Under the optimal conditions, 3.92 g of RSG crude extract was loaded onto the resin, washed with 70 mL of distilled water, and then eluted with 70 mL of 50% ethanol to obtain 604 mg of resin-purified product with one treatment. It takes about 4.25 h to complete the sample loading and elution process. The HPLC chromatograms of the RSG extracts and resin-purified product are presented in Figure 6. Some high polarity impurities with short retention time had been removed. In addition, some impurities had no UV absorption and were not shown in the chromatograms. After separation using the HPD-300 resin under the best conditions, the purities of AST, ISO, and ENG were increased from 5.55%, 1.22%, and 0.45% to 27.46%, 6.14%, and 2.27% with recovery yields of more than 75%.

3.5. The Further Purification of AST, ISO, and ENG with High Purities

In order to further separate the three flavonoids, the resin-purified products (2.8 g) were separated by preparative HPLC. According to the tagged peaks in Figure 7A, fractions 1–3 were collected and evaporated to obtain the crude products of AST (762 mg), ISO (167 mg), and ENG (56 mg) with a round of preparative HPLC separation, respectively.

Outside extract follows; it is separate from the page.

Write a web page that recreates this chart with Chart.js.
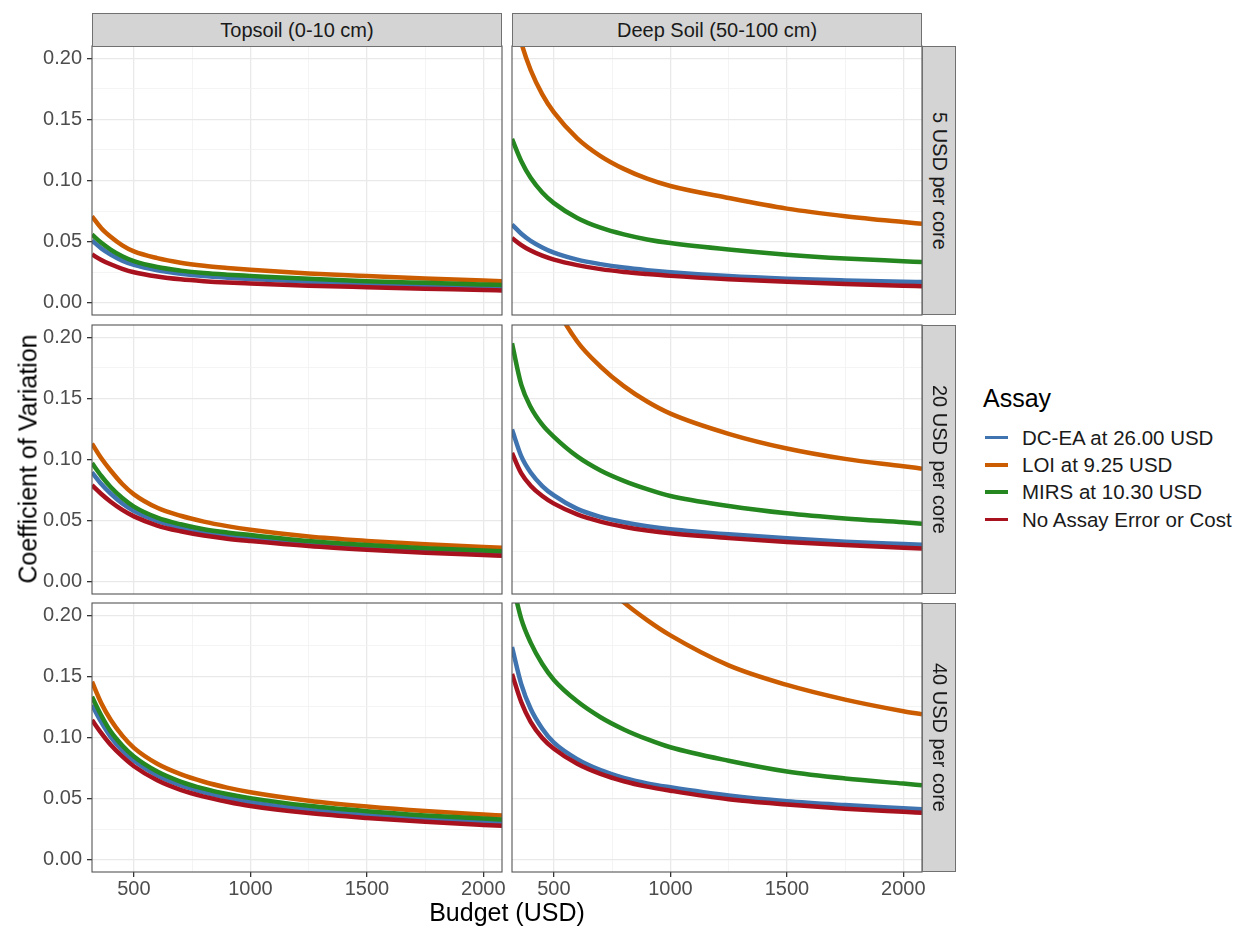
<!DOCTYPE html>
<html>
<head>
<meta charset="utf-8">
<script src="https://cdn.jsdelivr.net/npm/chart.js@4.4.0/dist/chart.umd.min.js"></script>
<style>
  body { margin: 0; width: 1243px; height: 928px; background: #fff; position: relative; overflow: hidden;
         font-family: "Liberation Sans", Arial, sans-serif; }
  .box { position: absolute; }
  .strip { position: absolute; box-sizing: border-box; background: #d4d4d4; border: 1px solid #707070;
           color: #1a1a1a; font-size: 20px; display: flex; align-items: center; justify-content: center; z-index: 2; }
  .strip.side span { writing-mode: vertical-rl; }
  .title { position: absolute; color: #000; font-size: 25px; white-space: nowrap; }
  #legend { position: absolute; left: 983px; top: 384px; }
  #legend .head { font-size: 25px; color: #000; margin-bottom: 11px; }
  #legend .item { height: 27.3px; display: flex; align-items: center; font-size: 20.5px; color: #1a1a1a; }
  #legend .key { width: 23px; height: 3.5px; margin: 0 14px 0 2px; }
</style>
</head>
<body>

<script>
const budget = [320, 360, 400, 450, 500, 600, 700, 800, 900, 1000, 1250, 1500, 1750, 2000, 2080];

const xMajor = [500, 1000, 1500, 2000];
const xMinor = [750, 1250, 1750];
const yMajor = [0, 0.05, 0.10, 0.15, 0.20];
const yMinor = [0.025, 0.075, 0.125, 0.175];

const assays = ['DC-EA at 26.00 USD', 'LOI at 9.25 USD', 'MIRS at 10.30 USD', 'No Assay Error or Cost'];
const depths = ['Topsoil (0-10 cm)', 'Deep Soil (50-100 cm)'];
const coreCosts = ['5 USD per core', '20 USD per core', '40 USD per core'];

// Topsoil, 5 USD per core
const top5Dcea = [0.051, 0.0445, 0.0395, 0.0345, 0.031, 0.0266, 0.0238, 0.0218, 0.0205, 0.0195, 0.0172, 0.0156, 0.0143, 0.0132, 0.0128];
const top5Loi  = [0.0707, 0.061, 0.054, 0.047, 0.042, 0.0365, 0.0328, 0.0303, 0.0285, 0.027, 0.024, 0.0218, 0.0199, 0.0182, 0.0177];
const top5Mirs = [0.0558, 0.049, 0.0435, 0.038, 0.034, 0.0292, 0.0263, 0.0243, 0.023, 0.022, 0.0196, 0.0177, 0.0163, 0.015, 0.0146];
const top5None = [0.0395, 0.035, 0.0315, 0.0278, 0.025, 0.0215, 0.0192, 0.0177, 0.0166, 0.0158, 0.014, 0.0127, 0.0115, 0.0105, 0.0101];

// Deep soil, 5 USD per core
const deep5Dcea = [0.064, 0.0565, 0.0507, 0.0453, 0.041, 0.0353, 0.0316, 0.0288, 0.0267, 0.025, 0.0218, 0.0197, 0.0183, 0.0172, 0.0169];
const deep5Loi  = [0.245, 0.2127, 0.1904, 0.1705, 0.1557, 0.1345, 0.12, 0.1095, 0.1015, 0.0955, 0.0857, 0.077, 0.0708, 0.066, 0.0646];
const deep5Mirs = [0.134, 0.1158, 0.1022, 0.0902, 0.0815, 0.0694, 0.0614, 0.0559, 0.0518, 0.0488, 0.0435, 0.0393, 0.0362, 0.034, 0.0333];
const deep5None = [0.053, 0.0472, 0.0427, 0.0385, 0.0353, 0.0308, 0.0275, 0.0252, 0.0235, 0.022, 0.0192, 0.0171, 0.0154, 0.014, 0.0136];

// Topsoil, 20 USD per core
const top20Dcea = [0.0895, 0.08, 0.0722, 0.064, 0.0578, 0.0495, 0.0443, 0.0405, 0.0377, 0.0356, 0.0314, 0.0283, 0.026, 0.0242, 0.0237];
const top20Loi  = [0.113, 0.101, 0.091, 0.08, 0.0715, 0.0605, 0.054, 0.0492, 0.0455, 0.0425, 0.037, 0.0334, 0.0306, 0.0284, 0.0278];
const top20Mirs = [0.097, 0.0865, 0.0775, 0.0685, 0.0615, 0.0525, 0.047, 0.043, 0.0403, 0.0382, 0.0334, 0.03, 0.0275, 0.0256, 0.025];
const top20None = [0.079, 0.0718, 0.0655, 0.0588, 0.0535, 0.046, 0.0413, 0.0378, 0.0352, 0.0333, 0.0292, 0.0262, 0.0238, 0.0219, 0.0213];

// Deep soil, 20 USD per core
const deep20Dcea = [0.1245, 0.1025, 0.0893, 0.0783, 0.0706, 0.0596, 0.0531, 0.0487, 0.0454, 0.043, 0.0388, 0.0355, 0.0328, 0.0308, 0.0302];
const deep20Loi  = [0.377, 0.321, 0.284, 0.252, 0.2285, 0.1965, 0.176, 0.16, 0.1474, 0.1375, 0.121, 0.109, 0.1005, 0.0945, 0.0925];
const deep20Mirs = [0.195, 0.161, 0.143, 0.1285, 0.1185, 0.1025, 0.091, 0.0825, 0.0757, 0.0701, 0.062, 0.056, 0.0518, 0.0486, 0.0475];
const deep20None = [0.1054, 0.0886, 0.0786, 0.0701, 0.0639, 0.0551, 0.0492, 0.045, 0.0419, 0.0396, 0.0357, 0.0325, 0.03, 0.0279, 0.0273];

// Topsoil, 40 USD per core
const top40Dcea = [0.1265, 0.1125, 0.1005, 0.0895, 0.081, 0.069, 0.061, 0.0552, 0.0507, 0.0472, 0.041, 0.0368, 0.0335, 0.031, 0.0303];
const top40Loi  = [0.1456, 0.128, 0.1145, 0.1015, 0.0915, 0.0785, 0.07, 0.0638, 0.059, 0.0552, 0.0483, 0.0435, 0.0398, 0.037, 0.0362];
const top40Mirs = [0.1333, 0.118, 0.105, 0.0935, 0.0845, 0.0722, 0.064, 0.0582, 0.0538, 0.0504, 0.0441, 0.0397, 0.0363, 0.0337, 0.033];
const top40None = [0.1143, 0.1035, 0.094, 0.0845, 0.0765, 0.065, 0.0572, 0.0517, 0.0475, 0.044, 0.0382, 0.0342, 0.031, 0.0285, 0.0278];

// Deep soil, 40 USD per core
const deep40Dcea = [0.174, 0.1435, 0.1235, 0.1072, 0.0958, 0.0823, 0.0733, 0.067, 0.0625, 0.0593, 0.0525, 0.0478, 0.0447, 0.0422, 0.0414];
const deep40Loi  = [0.385, 0.355, 0.33, 0.305, 0.285, 0.252, 0.229, 0.2105, 0.196, 0.1835, 0.159, 0.143, 0.131, 0.1215, 0.119];
const deep40Mirs = [0.228, 0.1968, 0.1776, 0.1601, 0.1471, 0.1296, 0.1166, 0.1066, 0.0986, 0.092, 0.081, 0.0722, 0.0665, 0.0623, 0.061];
const deep40None = [0.152, 0.1288, 0.1128, 0.0996, 0.0908, 0.0785, 0.0702, 0.0642, 0.0598, 0.0565, 0.0495, 0.0452, 0.0418, 0.0392, 0.0384];

const panelSeries = [
  [[top5Dcea, top5Loi, top5Mirs, top5None], [deep5Dcea, deep5Loi, deep5Mirs, deep5None]],
  [[top20Dcea, top20Loi, top20Mirs, top20None], [deep20Dcea, deep20Loi, deep20Mirs, deep20None]],
  [[top40Dcea, top40Loi, top40Mirs, top40None], [deep40Dcea, deep40Loi, deep40Mirs, deep40None]]
];

const assayColors = ['#3f74b0', '#cc5c00', '#25871f', '#a8121e'];

// layout of the facet grid
const colLeft = [92, 512];
const rowTop = [46, 325, 603];
const panelW = 410, panelH = 269;
const fontFamily = '"Liberation Sans", Arial, sans-serif';

const panelBorder = {
  id: 'panelBorder',
  afterDraw(chart) {
    const a = chart.chartArea, ctx = chart.ctx;
    ctx.save();
    ctx.strokeStyle = '#555';
    ctx.lineWidth = 1.1;
    ctx.strokeRect(a.left, a.top, a.right - a.left, a.bottom - a.top);
    ctx.restore();
  }
};

function makePanel(r, c) {
  const isLeft = c === 0, isBottom = r === 2;
  const axisW = isLeft ? 92 : 0, axisH = isBottom ? 40 : 0;
  // generous padding so tick labels never push the plot area in
  const padL = isLeft ? 0 : 10, padT = 20, padR = 30, padB = 20;

  const box = document.createElement('div');
  box.className = 'box';
  box.style.left = (colLeft[c] - axisW - padL) + 'px';
  box.style.top = (rowTop[r] - padT) + 'px';
  box.style.width = (padL + axisW + panelW + padR) + 'px';
  box.style.height = (padT + panelH + axisH + padB) + 'px';
  const canvas = document.createElement('canvas');
  box.appendChild(canvas);
  document.body.appendChild(box);

  const datasets = panelSeries[r][c].map((vals, i) => ({
    label: assays[i],
    data: budget.map((b, j) => ({ x: b, y: vals[j] })),
    borderColor: assayColors[i],
    borderWidth: 4.5,
    pointRadius: 0,
    cubicInterpolationMode: 'monotone',
    clip: 0,
    order: 3 - i
  }));

  new Chart(canvas, {
    type: 'line',
    data: { datasets },
    options: {
      responsive: true,
      maintainAspectRatio: false,
      animation: false,
      layout: { padding: { left: padL, right: padR, top: padT, bottom: padB } },
      plugins: { legend: { display: false }, tooltip: { enabled: false } },
      scales: {
        x: {
          type: 'linear', min: 320, max: 2080,
          afterBuildTicks: s => { s.ticks = xMajor.concat(xMinor).sort((a, b) => a - b).map(v => ({ value: v })); },
          afterFit: s => { s.height = axisH; },
          border: { display: false },
          grid: {
            color: ctx => xMajor.includes(ctx.tick.value) ? '#e9e9e9' : '#f1f1f1',
            lineWidth: ctx => xMajor.includes(ctx.tick.value) ? 1.3 : 0.8,
            drawTicks: isBottom,
            tickLength: 5,
            tickColor: ctx => xMajor.includes(ctx.tick.value) ? '#333' : 'rgba(0,0,0,0)'
          },
          ticks: {
            display: isBottom, autoSkip: false, maxRotation: 0, padding: 0,
            color: '#4d4d4d', font: { family: fontFamily, size: 20 },
            callback: v => xMajor.includes(v) ? String(v) : ''
          }
        },
        y: {
          type: 'linear', min: -0.01, max: 0.21,
          afterBuildTicks: s => { s.ticks = yMajor.concat(yMinor).sort((a, b) => a - b).map(v => ({ value: v })); },
          afterFit: s => { s.width = axisW; },
          border: { display: false },
          grid: {
            color: ctx => yMajor.includes(ctx.tick.value) ? '#e9e9e9' : '#f1f1f1',
            lineWidth: ctx => yMajor.includes(ctx.tick.value) ? 1.3 : 0.8,
            drawTicks: isLeft,
            tickLength: 5,
            tickColor: ctx => yMajor.includes(ctx.tick.value) ? '#333' : 'rgba(0,0,0,0)'
          },
          ticks: {
            display: isLeft, autoSkip: false, padding: 5,
            color: '#4d4d4d', font: { family: fontFamily, size: 20 },
            callback: v => yMajor.includes(v) ? v.toFixed(2) : ''
          }
        }
      }
    },
    plugins: [panelBorder]
  });
}

for (let r = 0; r < 3; r++) {
  for (let c = 0; c < 2; c++) makePanel(r, c);
}

// facet strips
depths.forEach((d, c) => {
  const s = document.createElement('div');
  s.className = 'strip';
  s.style.left = colLeft[c] + 'px';
  s.style.top = '13px';
  s.style.width = panelW + 'px';
  s.style.height = '34px';
  s.textContent = d;
  document.body.appendChild(s);
});
coreCosts.forEach((t, r) => {
  const s = document.createElement('div');
  s.className = 'strip side';
  s.style.left = (colLeft[1] + panelW) + 'px';
  s.style.top = rowTop[r] + 'px';
  s.style.width = '34px';
  s.style.height = panelH + 'px';
  s.innerHTML = '<span>' + t + '</span>';
  document.body.appendChild(s);
});

// axis titles
const xTitle = document.createElement('div');
xTitle.className = 'title';
xTitle.textContent = 'Budget (USD)';
xTitle.style.left = '507px';
xTitle.style.top = '898px';
xTitle.style.transform = 'translateX(-50%)';
document.body.appendChild(xTitle);

const yTitle = document.createElement('div');
yTitle.className = 'title';
yTitle.textContent = 'Coefficient of Variation';
yTitle.style.left = '28px';
yTitle.style.top = '459px';
yTitle.style.transform = 'translate(-50%, -50%) rotate(-90deg)';
document.body.appendChild(yTitle);

// legend
const legend = document.createElement('div');
legend.id = 'legend';
legend.innerHTML = '<div class="head">Assay</div>' + assays.map((a, i) =>
  '<div class="item"><div class="key" style="background:' + assayColors[i] + '"></div>' + a + '</div>').join('');
document.body.appendChild(legend);
</script>
</body>
</html>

The color of the three flavonoids obtained by preparative HPLC was dark, so silica gel column chromatography was used for further refining. After purification by silica gel column chromatography, the yields of the three compounds were 583, 112, and 39 mg, respectively, with recovery yields of more than 60%. As could be seen from Figure 7B–D, the purities of all three compounds could reach above 98% in the final product.

4. Conclusions

In this work, the adsorption properties of three flavonoids AST, ISO, and ENG in traditional Chinese medicine RSG on HPD-300 resin were studied. The adsorption process of the three compounds could be better described by the pseudo-second-order kinetic model. The adsorption isotherm of the three compounds conformed to the Langmuir equation and the adsorption was an exothermic reaction. At 25–45 °C, the relative adsorption capacity of ENG was significantly higher than those of AST and ISO because the lack of a phenolic hydroxyl group on its B ring increase the hydrophobicity of the flavonoid with the resin. Moreover, an effective method for the enrichment of AST, ISO, and ENG from RSG was developed using the HPD-300 resin. After separation under the optimal condition, the purities of AST, ISO, and ENG increased from 5.55%, 1.22%, and 0.45% to 27.46%, 6.14%, and 2.27% with recovery yields of more than 75%. After further purification by preparative HPLC and silica gel column chromatography, the purities of AST, ISO, and ENG could reach above 98% with recovery yields of more than 60%.